EXERCISE REQUIREMENTS: Write out the entire listing below exactly, with the pictures left out.

STORED DATA:
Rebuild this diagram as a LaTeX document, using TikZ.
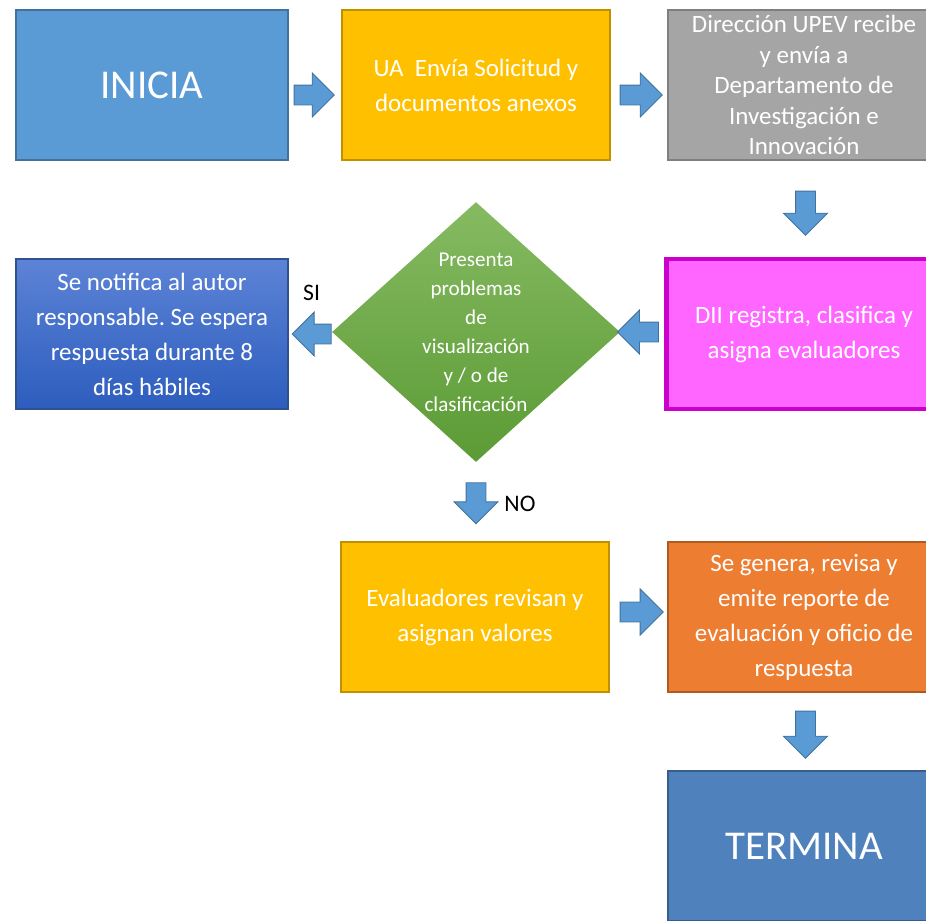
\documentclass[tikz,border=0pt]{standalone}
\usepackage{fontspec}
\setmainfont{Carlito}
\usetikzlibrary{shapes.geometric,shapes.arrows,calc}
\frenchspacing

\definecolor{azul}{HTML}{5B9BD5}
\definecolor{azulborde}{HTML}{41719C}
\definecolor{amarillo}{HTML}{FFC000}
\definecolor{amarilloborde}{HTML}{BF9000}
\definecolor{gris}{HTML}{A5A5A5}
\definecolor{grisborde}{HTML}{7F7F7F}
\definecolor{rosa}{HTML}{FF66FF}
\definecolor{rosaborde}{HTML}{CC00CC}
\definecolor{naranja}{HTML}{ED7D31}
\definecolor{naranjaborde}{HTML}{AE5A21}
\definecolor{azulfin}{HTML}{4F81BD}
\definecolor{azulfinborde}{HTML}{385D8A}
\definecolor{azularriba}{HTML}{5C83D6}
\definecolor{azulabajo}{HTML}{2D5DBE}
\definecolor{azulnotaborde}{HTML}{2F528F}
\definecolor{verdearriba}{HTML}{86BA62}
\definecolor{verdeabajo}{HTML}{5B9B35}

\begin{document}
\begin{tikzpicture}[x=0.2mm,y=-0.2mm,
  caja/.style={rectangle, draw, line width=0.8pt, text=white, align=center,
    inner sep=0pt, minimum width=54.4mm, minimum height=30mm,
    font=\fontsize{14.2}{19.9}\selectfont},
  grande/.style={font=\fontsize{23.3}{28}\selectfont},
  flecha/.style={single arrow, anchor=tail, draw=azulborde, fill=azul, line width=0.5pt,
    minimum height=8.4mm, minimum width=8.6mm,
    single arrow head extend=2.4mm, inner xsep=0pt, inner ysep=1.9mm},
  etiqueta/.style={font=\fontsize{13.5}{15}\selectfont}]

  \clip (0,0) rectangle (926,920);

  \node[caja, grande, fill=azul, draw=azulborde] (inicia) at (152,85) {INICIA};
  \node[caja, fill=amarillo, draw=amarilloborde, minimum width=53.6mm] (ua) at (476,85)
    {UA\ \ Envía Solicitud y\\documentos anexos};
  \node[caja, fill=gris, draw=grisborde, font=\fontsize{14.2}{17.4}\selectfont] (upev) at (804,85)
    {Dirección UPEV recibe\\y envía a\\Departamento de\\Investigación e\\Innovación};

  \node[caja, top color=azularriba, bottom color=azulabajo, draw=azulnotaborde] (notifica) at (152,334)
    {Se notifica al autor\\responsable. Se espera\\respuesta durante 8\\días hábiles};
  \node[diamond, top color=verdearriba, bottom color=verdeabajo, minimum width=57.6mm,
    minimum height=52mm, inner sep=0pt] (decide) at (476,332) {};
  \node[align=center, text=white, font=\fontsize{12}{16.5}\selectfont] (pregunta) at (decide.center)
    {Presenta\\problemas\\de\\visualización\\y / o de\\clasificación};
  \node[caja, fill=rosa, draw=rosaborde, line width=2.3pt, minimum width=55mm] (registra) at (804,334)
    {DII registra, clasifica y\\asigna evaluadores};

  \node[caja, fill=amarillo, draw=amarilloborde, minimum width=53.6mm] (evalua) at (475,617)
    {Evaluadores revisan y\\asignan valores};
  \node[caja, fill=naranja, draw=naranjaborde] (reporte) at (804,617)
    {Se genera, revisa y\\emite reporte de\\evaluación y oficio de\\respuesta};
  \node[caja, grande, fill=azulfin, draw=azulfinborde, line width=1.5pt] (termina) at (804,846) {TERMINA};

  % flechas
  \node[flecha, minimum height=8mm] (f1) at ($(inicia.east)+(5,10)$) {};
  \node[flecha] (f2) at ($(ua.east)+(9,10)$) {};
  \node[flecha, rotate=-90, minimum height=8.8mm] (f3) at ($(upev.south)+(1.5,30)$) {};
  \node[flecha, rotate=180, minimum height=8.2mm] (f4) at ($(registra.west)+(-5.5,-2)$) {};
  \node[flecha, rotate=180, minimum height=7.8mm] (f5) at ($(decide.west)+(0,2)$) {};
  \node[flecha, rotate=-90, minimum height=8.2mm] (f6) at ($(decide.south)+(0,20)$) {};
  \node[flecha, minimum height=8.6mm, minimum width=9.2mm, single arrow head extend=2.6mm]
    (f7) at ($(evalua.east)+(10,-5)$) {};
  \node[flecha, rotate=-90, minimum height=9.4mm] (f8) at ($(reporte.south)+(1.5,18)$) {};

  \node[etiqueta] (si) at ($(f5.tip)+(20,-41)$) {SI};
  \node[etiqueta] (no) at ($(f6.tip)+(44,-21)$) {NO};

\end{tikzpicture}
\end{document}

OUTPUT:
Rebuild this diagram as a LaTeX document, using TikZ.
\documentclass[tikz,border=0pt]{standalone}
\usepackage{fontspec}
\setmainfont{Carlito}
\usetikzlibrary{shapes.geometric,shapes.arrows,calc}
\frenchspacing

\definecolor{azul}{HTML}{5B9BD5}
\definecolor{azulborde}{HTML}{41719C}
\definecolor{amarillo}{HTML}{FFC000}
\definecolor{amarilloborde}{HTML}{BF9000}
\definecolor{gris}{HTML}{A5A5A5}
\definecolor{grisborde}{HTML}{7F7F7F}
\definecolor{rosa}{HTML}{FF66FF}
\definecolor{rosaborde}{HTML}{CC00CC}
\definecolor{naranja}{HTML}{ED7D31}
\definecolor{naranjaborde}{HTML}{AE5A21}
\definecolor{azulfin}{HTML}{4F81BD}
\definecolor{azulfinborde}{HTML}{385D8A}
\definecolor{azularriba}{HTML}{5C83D6}
\definecolor{azulabajo}{HTML}{2D5DBE}
\definecolor{azulnotaborde}{HTML}{2F528F}
\definecolor{verdearriba}{HTML}{86BA62}
\definecolor{verdeabajo}{HTML}{5B9B35}

\begin{document}
\begin{tikzpicture}[x=0.2mm,y=-0.2mm,
  caja/.style={rectangle, draw, line width=0.8pt, text=white, align=center,
    inner sep=0pt, minimum width=54.4mm, minimum height=30mm,
    font=\fontsize{14.2}{19.9}\selectfont},
  grande/.style={font=\fontsize{23.3}{28}\selectfont},
  flecha/.style={single arrow, anchor=tail, draw=azulborde, fill=azul, line width=0.5pt,
    minimum height=8.4mm, minimum width=8.6mm,
    single arrow head extend=2.4mm, inner xsep=0pt, inner ysep=1.9mm},
  etiqueta/.style={font=\fontsize{13.5}{15}\selectfont}]

  \clip (0,0) rectangle (926,920);

  \node[caja, grande, fill=azul, draw=azulborde] (inicia) at (152,85) {INICIA};
  \node[caja, fill=amarillo, draw=amarilloborde, minimum width=53.6mm] (ua) at (476,85)
    {UA\ \ Envía Solicitud y\\documentos anexos};
  \node[caja, fill=gris, draw=grisborde, font=\fontsize{14.2}{17.4}\selectfont] (upev) at (804,85)
    {Dirección UPEV recibe\\y envía a\\Departamento de\\Investigación e\\Innovación};

  \node[caja, top color=azularriba, bottom color=azulabajo, draw=azulnotaborde] (notifica) at (152,334)
    {Se notifica al autor\\responsable. Se espera\\respuesta durante 8\\días hábiles};
  \node[diamond, top color=verdearriba, bottom color=verdeabajo, minimum width=57.6mm,
    minimum height=52mm, inner sep=0pt] (decide) at (476,332) {};
  \node[align=center, text=white, font=\fontsize{12}{16.5}\selectfont] (pregunta) at (decide.center)
    {Presenta\\problemas\\de\\visualización\\y / o de\\clasificación};
  \node[caja, fill=rosa, draw=rosaborde, line width=2.3pt, minimum width=55mm] (registra) at (804,334)
    {DII registra, clasifica y\\asigna evaluadores};

  \node[caja, fill=amarillo, draw=amarilloborde, minimum width=53.6mm] (evalua) at (475,617)
    {Evaluadores revisan y\\asignan valores};
  \node[caja, fill=naranja, draw=naranjaborde] (reporte) at (804,617)
    {Se genera, revisa y\\emite reporte de\\evaluación y oficio de\\respuesta};
  \node[caja, grande, fill=azulfin, draw=azulfinborde, line width=1.5pt] (termina) at (804,846) {TERMINA};

  % flechas
  \node[flecha, minimum height=8mm] (f1) at ($(inicia.east)+(5,10)$) {};
  \node[flecha] (f2) at ($(ua.east)+(9,10)$) {};
  \node[flecha, rotate=-90, minimum height=8.8mm] (f3) at ($(upev.south)+(1.5,30)$) {};
  \node[flecha, rotate=180, minimum height=8.2mm] (f4) at ($(registra.west)+(-5.5,-2)$) {};
  \node[flecha, rotate=180, minimum height=7.8mm] (f5) at ($(decide.west)+(0,2)$) {};
  \node[flecha, rotate=-90, minimum height=8.2mm] (f6) at ($(decide.south)+(0,20)$) {};
  \node[flecha, minimum height=8.6mm, minimum width=9.2mm, single arrow head extend=2.6mm]
    (f7) at ($(evalua.east)+(10,-5)$) {};
  \node[flecha, rotate=-90, minimum height=9.4mm] (f8) at ($(reporte.south)+(1.5,18)$) {};

  \node[etiqueta] (si) at ($(f5.tip)+(20,-41)$) {SI};
  \node[etiqueta] (no) at ($(f6.tip)+(44,-21)$) {NO};

\end{tikzpicture}
\end{document}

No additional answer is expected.